NRO: STOP AND FRISK WORKS

http://www.nationalreview.com/article/352533/stop-and-frisk-works-editors

We have our complaints about Michael Bloomberg, the prissy little autocrat who on occasion treats governing New York City as though it were very little more than a large-scale psychotherapy session for his own neuroses. But as the kerfuffle over the city’s stop-and-frisk program reminds us: We are going to miss him when he is gone.

If a mayor of New York can prevent the city’s backsliding into its pre-Giuliani state of criminal chaos, he can call himself successful. After crime prevention, everything else is a distant second for any big-city mayor, as Rahm Emanuel is learning the hard way in Chicago. There are many factors supporting New York’s success in tamping down crime, and stop-and-frisk is one of them.

The program is controversial because most of those who are stopped and frisked are black or Latino. That is less surprising than it may sound: Most New Yorkers are black or Latino. Critics of stop-and-frisk allege that the program is racially biased because blacks and Latinos are stopped and frisked at rates disproportionate to their share of the population. In fact, they constitute 87 percent of the stop-and-frisk targets. It is not surprising that blacks and Latinos are stopped and frisked at rates higher than would be expected if the program were being randomly administered across the entire population — because the program is not random.

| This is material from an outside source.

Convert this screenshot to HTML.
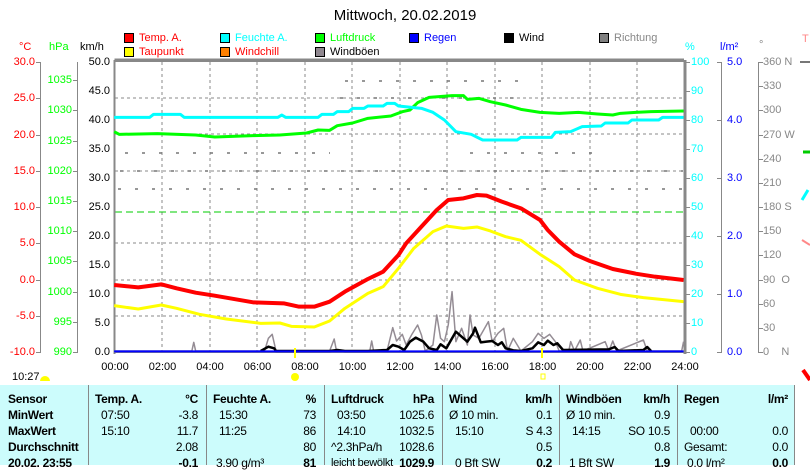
<!DOCTYPE html>
<html><head><meta charset="utf-8"><style>
body{margin:0;width:810px;height:465px;overflow:hidden;background:#fff;font-family:"Liberation Sans",Arial,sans-serif;position:relative}
.t{position:absolute;font-size:11px;line-height:12px;white-space:nowrap}
.r{text-align:right}
.tb{position:absolute;font-size:12px;line-height:14px;white-space:nowrap;letter-spacing:-0.3px}
.b{font-weight:bold}
</style></head><body>
<div class="t" style="left:0;width:810px;top:8px;text-align:center;font-size:15px;line-height:16px">Mittwoch, 20.02.2019</div>

<svg width="810" height="465" style="position:absolute;left:0;top:0">
<g stroke="#000" stroke-width="1">
<rect x="124.5" y="33.5" width="9" height="9" fill="#f00"/>
<rect x="220.5" y="33.5" width="9" height="9" fill="#0ff"/>
<rect x="315.5" y="33.5" width="9" height="9" fill="#0f0"/>
<rect x="409.5" y="33.5" width="9" height="9" fill="#00f"/>
<rect x="504.5" y="33.5" width="9" height="9" fill="#000"/>
<rect x="599.5" y="33.5" width="9" height="9" fill="#808080"/>
<rect x="124.5" y="47.5" width="9" height="9" fill="#ff0"/>
<rect x="220.5" y="47.5" width="9" height="9" fill="#ff8000"/>
<rect x="315.5" y="47.5" width="9" height="9" fill="#908890"/>
</g>
<g stroke="#888" stroke-width="1" stroke-dasharray="3,3">
<line x1="162" y1="62" x2="162" y2="352"/><line x1="210" y1="62" x2="210" y2="352"/>
<line x1="257" y1="62" x2="257" y2="352"/><line x1="305" y1="62" x2="305" y2="352"/>
<line x1="352" y1="62" x2="352" y2="352"/><line x1="400" y1="62" x2="400" y2="352"/>
<line x1="447" y1="62" x2="447" y2="352"/><line x1="495" y1="62" x2="495" y2="352"/>
<line x1="542" y1="62" x2="542" y2="352"/><line x1="590" y1="62" x2="590" y2="352"/>
<line x1="637" y1="62" x2="637" y2="352"/>
<line x1="115" y1="98" x2="683" y2="98"/><line x1="115" y1="134" x2="683" y2="134"/>
<line x1="115" y1="171" x2="683" y2="171"/><line x1="115" y1="243" x2="683" y2="243"/>
<line x1="115" y1="280" x2="683" y2="280"/><line x1="115" y1="316" x2="683" y2="316"/>
</g>
<line x1="115" y1="212" x2="683" y2="212" stroke="#0c0" stroke-dasharray="7,4"/>
<g stroke="#777" stroke-width="1.5" stroke-dasharray="3,14">
<line x1="345" y1="81" x2="520" y2="81"/>
<line x1="340" y1="98" x2="520" y2="98"/>
<line x1="125" y1="153" x2="330" y2="153"/><line x1="470" y1="153" x2="600" y2="153"/>
<line x1="120" y1="171" x2="683" y2="171"/>
<line x1="118" y1="189" x2="683" y2="189"/>
</g>
<rect x="114.5" y="61.5" width="570" height="291" fill="none" stroke="#888" stroke-width="1"/>
<line x1="114.5" y1="60" x2="684" y2="60" stroke="#888" stroke-width="3"/>
<line x1="685" y1="60" x2="685" y2="354" stroke="#888" stroke-width="3"/>
<line x1="114.5" y1="60" x2="114.5" y2="354" stroke="#888" stroke-width="2"/>
<g stroke="#888" stroke-width="1">
<line x1="40.5" y1="62" x2="40.5" y2="352"/>
<line x1="77.5" y1="62" x2="77.5" y2="352"/>
<line x1="721.5" y1="62" x2="721.5" y2="352"/>
<line x1="758.5" y1="62" x2="758.5" y2="352"/>
</g>
<g stroke="#888" stroke-width="1" id="ticks"></g>
<g transform="translate(100,55) scale(0.38267,0.33333)" fill="none" stroke-linejoin="round">
<polyline vector-effect="non-scaling-stroke" stroke="#948c94" stroke-width="1.5" points="37,888 240,888 245,862 250,888 430,888 440,850 450,838 460,888 600,888 612,852 618,888 705,888 710,858 715,888 750,888 765,818 775,858 790,838 800,870 815,838 830,810 840,840 850,888 870,870 880,780 890,850 900,860 910,810 920,710 930,860 945,820 960,870 967,780 975,840 990,850 1015,800 1025,860 1040,835 1055,820 1065,888 1080,850 1100,888 1130,860 1145,835 1160,850 1175,838 1190,860 1200,888 1225,888 1230,860 1240,888 1255,855 1262,888 1320,860 1330,888 1340,858 1350,888 1420,855 1430,888 1520,888 1525,860"/>
<polyline vector-effect="non-scaling-stroke" stroke="#000" stroke-width="2.5" points="420,888 440,875 455,880 460,888 600,888 620,885 640,888 700,888 750,885 765,870 780,875 795,885 810,860 825,848 845,860 860,880 880,885 890,868 905,880 915,860 930,830 945,845 960,860 975,835 980,818 995,862 1010,860 1025,858 1040,870 1050,862 1060,880 1080,886 1100,888 1130,880 1145,862 1160,870 1170,857 1185,870 1195,865 1210,885 1330,883 1345,876 1355,888 1420,885 1430,876 1440,888"/>
<polyline vector-effect="non-scaling-stroke" stroke="#0000ff" stroke-width="2" points="37,889 1525,889"/>
<polyline vector-effect="non-scaling-stroke" stroke="#ffff00" stroke-width="3" points="37,752 100,762 160,750 200,760 260,778 330,792 420,805 470,804 500,814 560,816 600,798 640,760 700,715 740,695 780,640 820,580 870,530 905,513 950,520 985,516 1020,528 1060,545 1100,556 1150,598 1200,635 1240,675 1300,700 1360,718 1420,728 1525,740"/>
<polyline vector-effect="non-scaling-stroke" stroke="#ff0000" stroke-width="4" points="37,690 100,697 160,688 200,700 250,713 300,722 400,742 480,745 520,755 560,755 600,740 640,710 700,672 740,650 780,600 800,565 840,515 880,465 910,435 950,430 985,420 1010,422 1050,440 1100,460 1150,495 1170,525 1200,560 1240,598 1280,618 1340,642 1400,656 1450,665 1525,675"/>
<polyline vector-effect="non-scaling-stroke" stroke="#00ff00" stroke-width="3" points="37,230 50,238 150,236 250,240 300,246 400,242 470,240 540,234 570,225 600,226 620,212 660,204 700,190 760,183 790,170 810,165 830,143 860,127 920,122 950,122 960,133 990,130 1020,140 1060,150 1100,163 1150,172 1200,175 1250,172 1300,177 1340,180 1360,175 1400,172 1440,170 1525,168"/>
<polyline vector-effect="non-scaling-stroke" stroke="#00ffff" stroke-width="3" points="37,187 130,187 140,178 210,178 220,187 465,187 475,180 485,187 570,187 580,178 610,178 620,170 650,170 660,160 690,160 700,153 740,153 750,145 770,145 780,153 840,160 870,172 900,195 930,230 970,238 1000,255 1090,255 1100,247 1180,247 1190,232 1230,230 1260,215 1310,213 1320,204 1380,204 1390,195 1460,195 1470,187 1525,187"/>
</g>
<line x1="295" y1="348" x2="295" y2="358" stroke="#ff0" stroke-width="2"/>
<line x1="542" y1="348" x2="542" y2="358" stroke="#ff0" stroke-width="2"/>
<circle cx="295" cy="377" r="4" fill="#ff0"/>
<rect x="541" y="374" width="4" height="5" fill="none" stroke="#ff0"/>
<path d="M40 381 a5 5 0 0 1 10 0 z" fill="#ff0"/>
<line x1="800" y1="62" x2="810" y2="62" stroke="#777" stroke-width="2"/>
<line x1="803" y1="152" x2="810" y2="152" stroke="#0c0" stroke-width="3"/>
<path d="M802 200 L808 190" stroke="#0ff" stroke-width="3"/>
<path d="M802 240 L810 245" stroke="#f88" stroke-width="2"/>
<path d="M803 370 L810 380" stroke="#f00" stroke-width="4"/>
<rect x="0" y="385" width="795" height="80" fill="#ccfcfc"/>
<g stroke="#888" stroke-width="1">
<line x1="88.5" y1="385" x2="88.5" y2="465"/><line x1="206.5" y1="385" x2="206.5" y2="465"/>
<line x1="324.5" y1="385" x2="324.5" y2="465"/><line x1="442.5" y1="385" x2="442.5" y2="465"/>
<line x1="559.5" y1="385" x2="559.5" y2="465"/><line x1="677.5" y1="385" x2="677.5" y2="465"/>
<line x1="794.5" y1="385" x2="794.5" y2="465"/>
</g>
</svg>

<div class="t" style="left:139px;top:32px;color:#f00">Temp. A.</div>
<div class="t" style="left:235px;top:32px;color:#0ff">Feuchte A.</div>
<div class="t" style="left:330px;top:32px;color:#0f0">Luftdruck</div>
<div class="t" style="left:424px;top:32px;color:#00f">Regen</div>
<div class="t" style="left:519px;top:32px;color:#000">Wind</div>
<div class="t" style="left:614px;top:32px;color:#888">Richtung</div>
<div class="t" style="left:139px;top:46px;color:#f00">Taupunkt</div>
<div class="t" style="left:235px;top:46px;color:#f00">Windchill</div>
<div class="t" style="left:330px;top:46px;color:#000">Windböen</div>

<div class="t" style="left:19px;top:41px;color:#f00">°C</div>
<div class="t" style="left:49px;top:41px;color:#0f0">hPa</div>
<div class="t" style="left:80px;top:41px">km/h</div>
<div class="t" style="left:685px;top:41px;color:#0ff">%</div>
<div class="t" style="left:720px;top:41px;color:#00f">l/m²</div>
<div class="t" style="left:759px;top:39px;color:#888">°</div>
<div class="t" style="left:802px;top:33px;color:#f88">T</div>

<div id="labels"></div>

<div class="t" style="left:12px;top:371px">10:27</div>

<div class="tb b" style="left:8px;top:392px">Sensor</div>
<div class="tb b" style="left:8px;top:408px">MinWert</div>
<div class="tb b" style="left:8px;top:424px">MaxWert</div>
<div class="tb b" style="left:8px;top:440px">Durchschnitt</div>
<div class="tb b" style="left:8px;top:456px">20.02. 23:55</div>

<div class="tb b" style="left:95px;top:392px">Temp. A.</div><div class="tb b r" style="right:612px;top:392px">°C</div>
<div class="tb" style="left:101px;top:408px">07:50</div><div class="tb r" style="right:612px;top:408px">-3.8</div>
<div class="tb" style="left:101px;top:424px">15:10</div><div class="tb r" style="right:612px;top:424px">11.7</div>
<div class="tb r" style="right:612px;top:440px">2.08</div>
<div class="tb b r" style="right:612px;top:456px">-0.1</div>

<div class="tb b" style="left:213px;top:392px">Feuchte A.</div><div class="tb b r" style="right:494px;top:392px">%</div>
<div class="tb" style="left:219px;top:408px">15:30</div><div class="tb r" style="right:494px;top:408px">73</div>
<div class="tb" style="left:219px;top:424px">11:25</div><div class="tb r" style="right:494px;top:424px">86</div>
<div class="tb r" style="right:494px;top:440px">80</div>
<div class="tb" style="left:216px;top:456px">3.90 g/m³</div><div class="tb b r" style="right:494px;top:456px">81</div>

<div class="tb b" style="left:331px;top:392px">Luftdruck</div><div class="tb b r" style="right:376px;top:392px">hPa</div>
<div class="tb" style="left:337px;top:408px">03:50</div><div class="tb r" style="right:376px;top:408px">1025.6</div>
<div class="tb" style="left:337px;top:424px">14:10</div><div class="tb r" style="right:376px;top:424px">1032.5</div>
<div class="tb" style="left:331px;top:440px">^2.3hPa/h</div><div class="tb r" style="right:376px;top:440px">1028.6</div>
<div class="tb" style="left:331px;top:456px;font-size:11px">leicht bewölkt</div><div class="tb b r" style="right:376px;top:456px">1029.9</div>

<div class="tb b" style="left:449px;top:392px">Wind</div><div class="tb b r" style="right:258px;top:392px">km/h</div>
<div class="tb" style="left:449px;top:408px">Ø 10 min.</div><div class="tb r" style="right:258px;top:408px">0.1</div>
<div class="tb" style="left:455px;top:424px">15:10</div><div class="tb r" style="right:258px;top:424px">S 4.3</div>
<div class="tb r" style="right:258px;top:440px">0.5</div>
<div class="tb" style="left:455px;top:456px">0 Bft SW</div><div class="tb b r" style="right:258px;top:456px">0.2</div>

<div class="tb b" style="left:566px;top:392px">Windböen</div><div class="tb b r" style="right:140px;top:392px">km/h</div>
<div class="tb" style="left:566px;top:408px">Ø 10 min.</div><div class="tb r" style="right:140px;top:408px">0.9</div>
<div class="tb" style="left:572px;top:424px">14:15</div><div class="tb r" style="right:140px;top:424px">SO 10.5</div>
<div class="tb r" style="right:140px;top:440px">0.8</div>
<div class="tb" style="left:569px;top:456px">1 Bft SW</div><div class="tb b r" style="right:140px;top:456px">1.9</div>

<div class="tb b" style="left:684px;top:392px">Regen</div><div class="tb b r" style="right:22px;top:392px">l/m²</div>
<div class="tb" style="left:690px;top:424px">00:00</div><div class="tb r" style="right:22px;top:424px">0.0</div>
<div class="tb" style="left:684px;top:440px">Gesamt:</div><div class="tb r" style="right:22px;top:440px">0.0</div>
<div class="tb" style="left:687px;top:456px">0.0 l/m²</div><div class="tb b r" style="right:22px;top:456px">0.0</div>

<script>
var L=document.getElementById('labels'),T=document.getElementById('ticks'),h='',s='';
function lab(x,y,txt,col,right){h+='<div class="t'+(right?' r':'')+'" style="'+(right?'right:'+(810-x):'left:'+x)+'px;top:'+(y-6)+'px;color:'+col+'">'+txt+'</div>';}
function tk(x1,x2,y){s+='<line x1="'+x1+'" x2="'+x2+'" y1="'+(y+.5)+'" y2="'+(y+.5)+'"/>';}
for(var i=0;i<=8;i++){var y=Math.round(62+i*36.25);lab(35,y,(30-5*i).toFixed(1),'#f00',1);tk(36,41,y);}
for(var v=1035;v>=990;v-=5){var y=Math.round(352-(v-990)*290/48);lab(72,y,v,'#0f0',1);tk(73,78,y);}
for(var i=0;i<=10;i++){var y=Math.round(62+i*29);lab(110,y,(50-5*i).toFixed(1),'#000',1);lab(691,y,100-10*i,'#0ff',0);tk(685,690,y);}
for(var i=0;i<=5;i++){var y=Math.round(62+i*58);lab(727,y,(5-i).toFixed(1),'#00f',0);tk(717,722,y);}
var dn={360:'360 N',270:'270 W',180:'180 S',90:'90&nbsp;&nbsp;O',0:'0&nbsp;&nbsp;&nbsp;&nbsp;N'};
for(var i=0;i<=12;i++){var d=360-30*i,y=Math.round(62+i*24.17);lab(763,y,dn[d]||d,'#888',0);tk(758,763,y);}
for(var i=0;i<=12;i++){var x=115+i*47.5;h+='<div class="t" style="left:'+(x-20)+'px;width:40px;text-align:center;top:361px">'+(i*2<10?'0':'')+(i*2)+':00</div>';}
L.innerHTML=h;T.innerHTML=s;
</script>
</body></html>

It is applied most robustly in high-crime areas, which tend to be disproportionately black and Latino. It is applied in response to specific information, such as witness testimony. Noting that, Mayor Bloomberg argued that the stop-and-frisk program might be stopping blacks and Latinos too infrequently: More than 90 percent of those being sought in New York City murder cases are described as being black or Latino.

Which is to say, stop-and-frisk is used to help prevent crime in largely black and Latino neighborhoods, where largely black and Latino witnesses describe largely black and Latino suspects perpetrating crimes against largely black and Latino victims in a largely black and Latino city. For acknowledging this reality and defending an essential tool in the city’s anticrime toolbox, Bloomberg has been ritually denounced — mostly by Democrats hoping to replace him. Public advocate Bill de Blasio called the remarks “outrageous,” while Bill Thompson called them “incredibly insulting.” Christine Quinn, a city councilwoman and one of the leading candidates to become the next mayor, said that the program must be gutted “precisely because young men of color are disproportionately stopped in New York.”

There is little or no evidence that the New York Police Department has been anything other than professional and well intentioned in its execution of stop-and-frisk, and there is ample evidence that this and other measures have made a real impact on crime in the city. We have become accustomed to choking a little on the words “Mayor Bloomberg is right,” but right is what he is on this question. Keeping a leash on crime in New York is a difficult and thankless job, and doing it well requires a relentless commitment to clear-headed policy over popular platitudes. The results of second- and third-rate city governance can be seen from Philadelphia to Detroit to Los Angeles, if parochial New Yorkers had the inclination to understand life west of the Hudson. The future of the nation’s largest city simply cannot be entrusted to those who value identity politics over law enforcement. Unhappily, the menu of credible candidates to continue the necessary work begun by Mayor Giuliani presents slim pickings for the city. If the last testament of Bloombergism is a Central Park that you can’t smoke in but may walk through without fearing for your life, that is not the worst possible outcome. Within living memory, New York City had more than 2,200 murders a year, and vast stretches of the city were unlivable. If the mayor’s critics have their way, sugar and salt are going to be the least of New York’s worries.